Ao consumir música, a criança e adolescente ganha repertório
A educação é fundamental para a que os jovens consigam se entreter, porém, com consciência. “É importante que a sociedade, incluindo os educadores e os próprios jovens, promovam uma reflexão crítica sobre as mensagens que permeiam a cultura e incentivem valores de respeito e igualdade”, destaca Cibele Santos.
A música polêmica da confusão
Lançada em 2019, Helicóptero descreve uma situação em que uma mulher é ameaçada de morte caso se recusasse a manter relações sexuais com dois homens dentro de uma aeronave, de onde eles a arremessariam para o oceano. A letra é alvo de críticas por sugerir coerção e violência sexual. Apesar da polêmica, a música acumula mais de 66 milhões de reproduções no Spotify. Em 2023, os artistas lançaram Helicóptero 2, que também alcançou milhões de execuções.
O pai envolvido afirma que sua atitude foi motivada pela preocupação com a presença de menores e pelo que classificou como apologia à violência contra mulheres, negando ter agido com intenção de agressão física ou de gerar uma confusão generalizada.
“Peço que todos reflitam sobre o conteúdo dessa letra. Não se trata de moralismo ou de palavrões. O problema é o conteúdo que sugere que uma mulher, sem opção de escolha, pode ser ameaçada caso não se submeta. Isso não é apenas música: é a naturalização da violência.”
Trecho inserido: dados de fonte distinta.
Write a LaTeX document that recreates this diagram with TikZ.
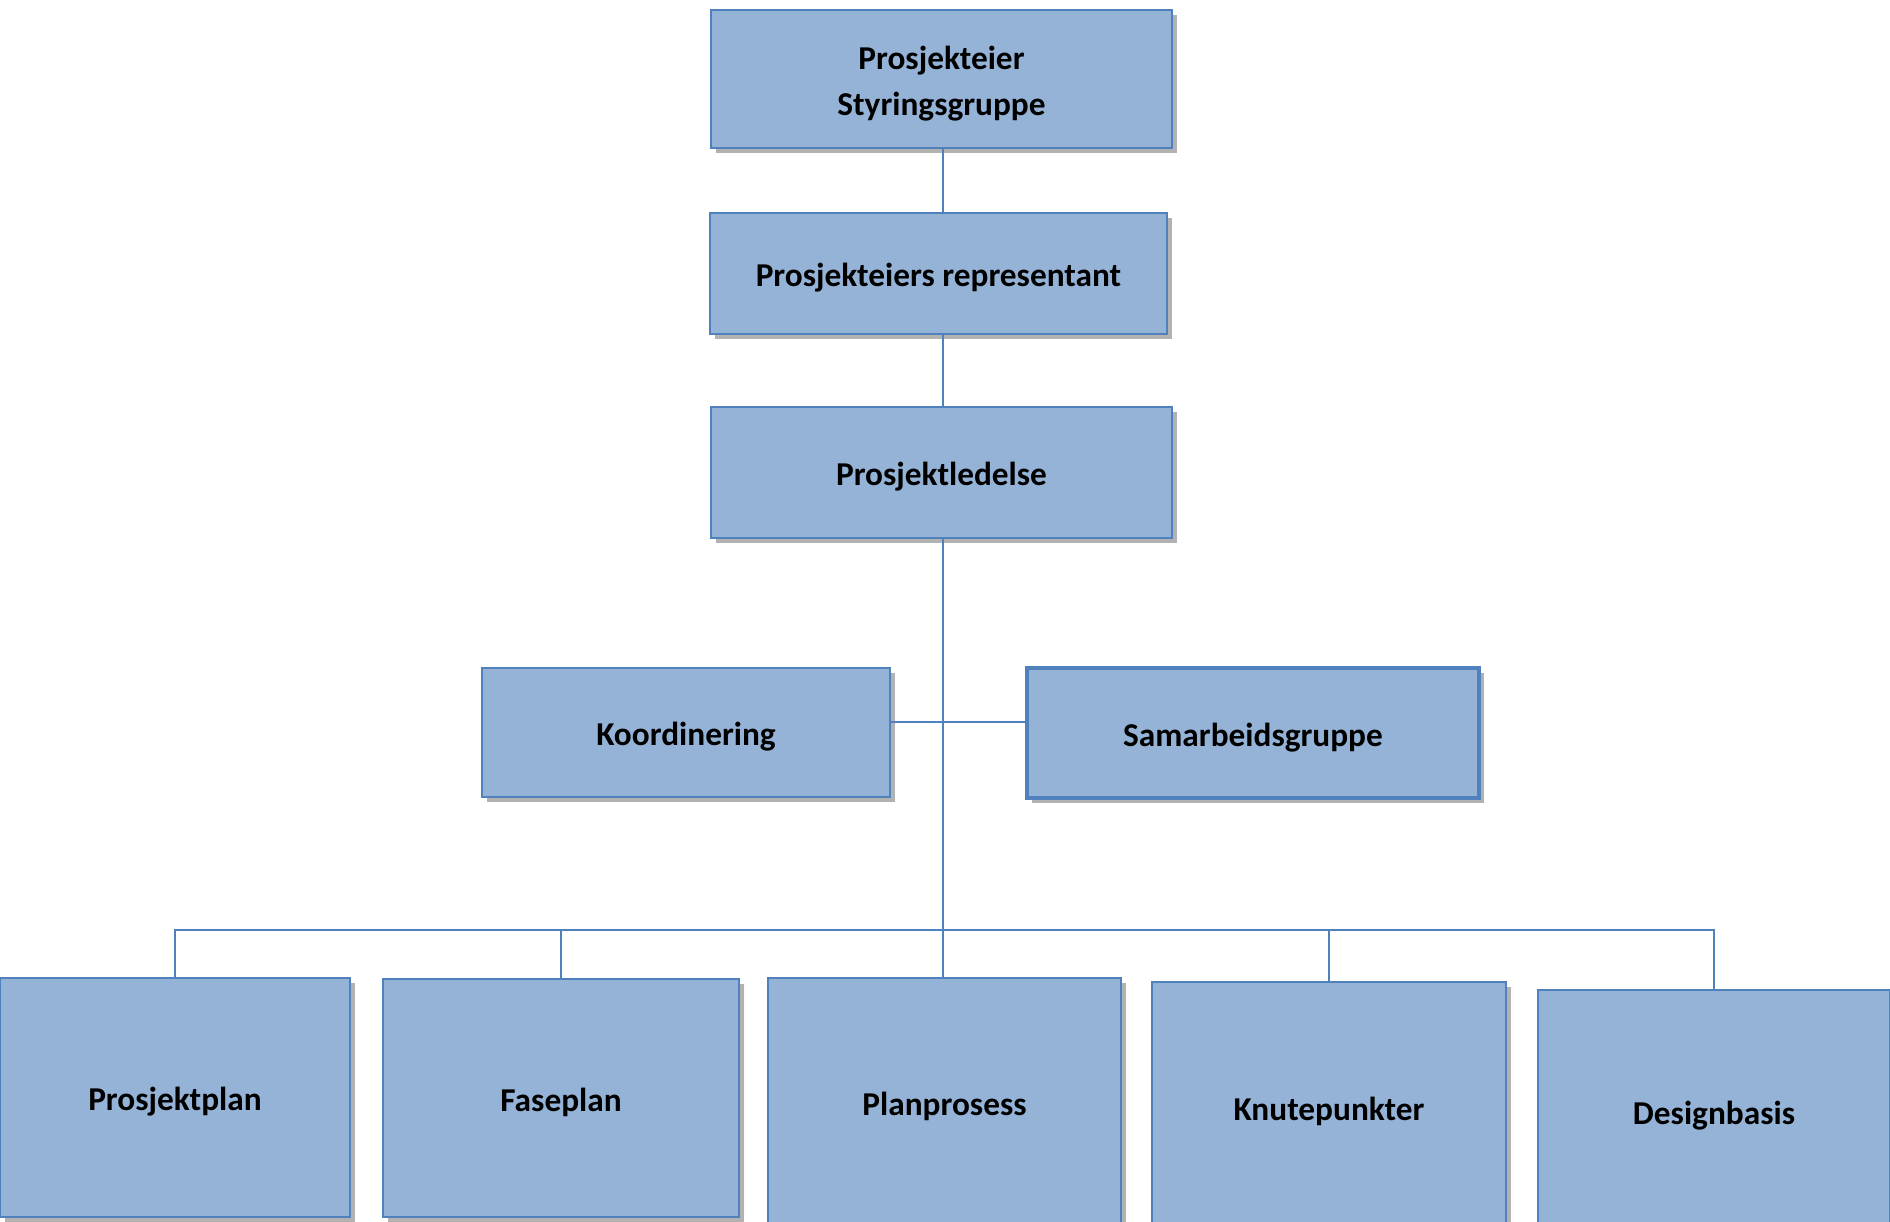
\documentclass[tikz,border=0pt]{standalone}
\usepackage{fontspec}
\setmainfont{Carlito}
\usepackage{tikz}
\usetikzlibrary{positioning,calc,shadows}
\definecolor{boxfill}{HTML}{95B3D7}
\definecolor{boxline}{HTML}{4F81BD}
\newcommand\lavt[1]{\raisebox{-0.11cm}[\height][\depth]{#1}}

\begin{document}
\begin{tikzpicture}[x=0.025cm, y=-0.025cm,
            every node/.style={draw=boxline, line width=1.3pt, fill=boxfill, rectangle,
                inner sep=0pt, align=center, font=\fontsize{23.7}{33}\selectfont\bfseries,
                drop shadow={shadow xshift=0.12cm, shadow yshift=-0.12cm, fill=black, opacity=0.3}},
            link/.style={draw=boxline, line width=1.4pt}]
        \useasboundingbox (0,0) rectangle (1890,1222);
        \node[minimum width=11.525cm, minimum height=3.45cm] (eier) at (941.5,79)
            {\lavt{\begin{tabular}{@{}c@{}}Prosjekteier\\Styringsgruppe\end{tabular}}};
        \node[minimum width=11.425cm, minimum height=3.025cm] (rep) at (938.5,273.5) {\lavt{Prosjekteiers representant}};
        \node[minimum width=11.525cm, minimum height=3.275cm] (ledelse) at (941.5,472.5) {\lavt{Prosjektledelse}};
        \node[minimum width=10.2cm, minimum height=3.225cm] (koord) at (686,732.5) {\lavt{Koordinering}};
        \node[minimum width=11.3cm, minimum height=3.25cm, line width=2.4pt] (samarb) at (1253,733) {\lavt{Samarbeidsgruppe}};
        \node[minimum width=8.75cm, minimum height=5.975cm] (pplan) at (175,1097.5) {\lavt{Prosjektplan}};
        \node[minimum width=8.9cm, minimum height=5.95cm] (fplan) at (561,1098) {\lavt{Faseplan}};
        \node[minimum width=8.825cm, minimum height=6.2cm] (pprosess) at (944.5,1102) {\lavt{Planprosess}};
        \node[minimum width=8.85cm, minimum height=6.25cm] (knute) at (1329,1107) {\lavt{Knutepunkter}};
        \node[minimum width=8.8cm, minimum height=6.05cm] (design) at (1714,1111) {\lavt{Designbasis}};
        \coordinate (midt) at (943,722);
        \coordinate (buss) at (943,930);
        \draw[link] (eier.south -| buss) -- (rep.north -| buss);
        \draw[link] (rep.south -| buss) -- (ledelse.north -| buss);
        \draw[link] (ledelse.south -| buss) -- (pprosess.north -| buss);
        \draw[link] (koord.east |- midt) -- (samarb.west |- midt);
        \draw[link] (pplan.north) |- (design.north |- buss) -- (design.north);
        \draw[link] (fplan.north) -- (fplan.north |- buss);
        \draw[link] (knute.north) -- (knute.north |- buss);
\end{tikzpicture}
\end{document}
Para a psicóloga Cibele Santos, a conscientização sobre questões de gênero e empoderamento são essenciais para ajudar essas jovens a desenvolver uma visão mais crítica sobre o que consumem culturalmente.
Organização do evento
Em nota, o Colégio Madre de Deus informou que não participou da organização da festa, que ficou sob responsabilidade da produtora Super A Formaturas. A empresa foi procurada pela imprensa, mas não se posicionou diante do ocorrido. Não há, até o momento, confirmação de registro de ocorrência policial relacionada à confusão generalizada.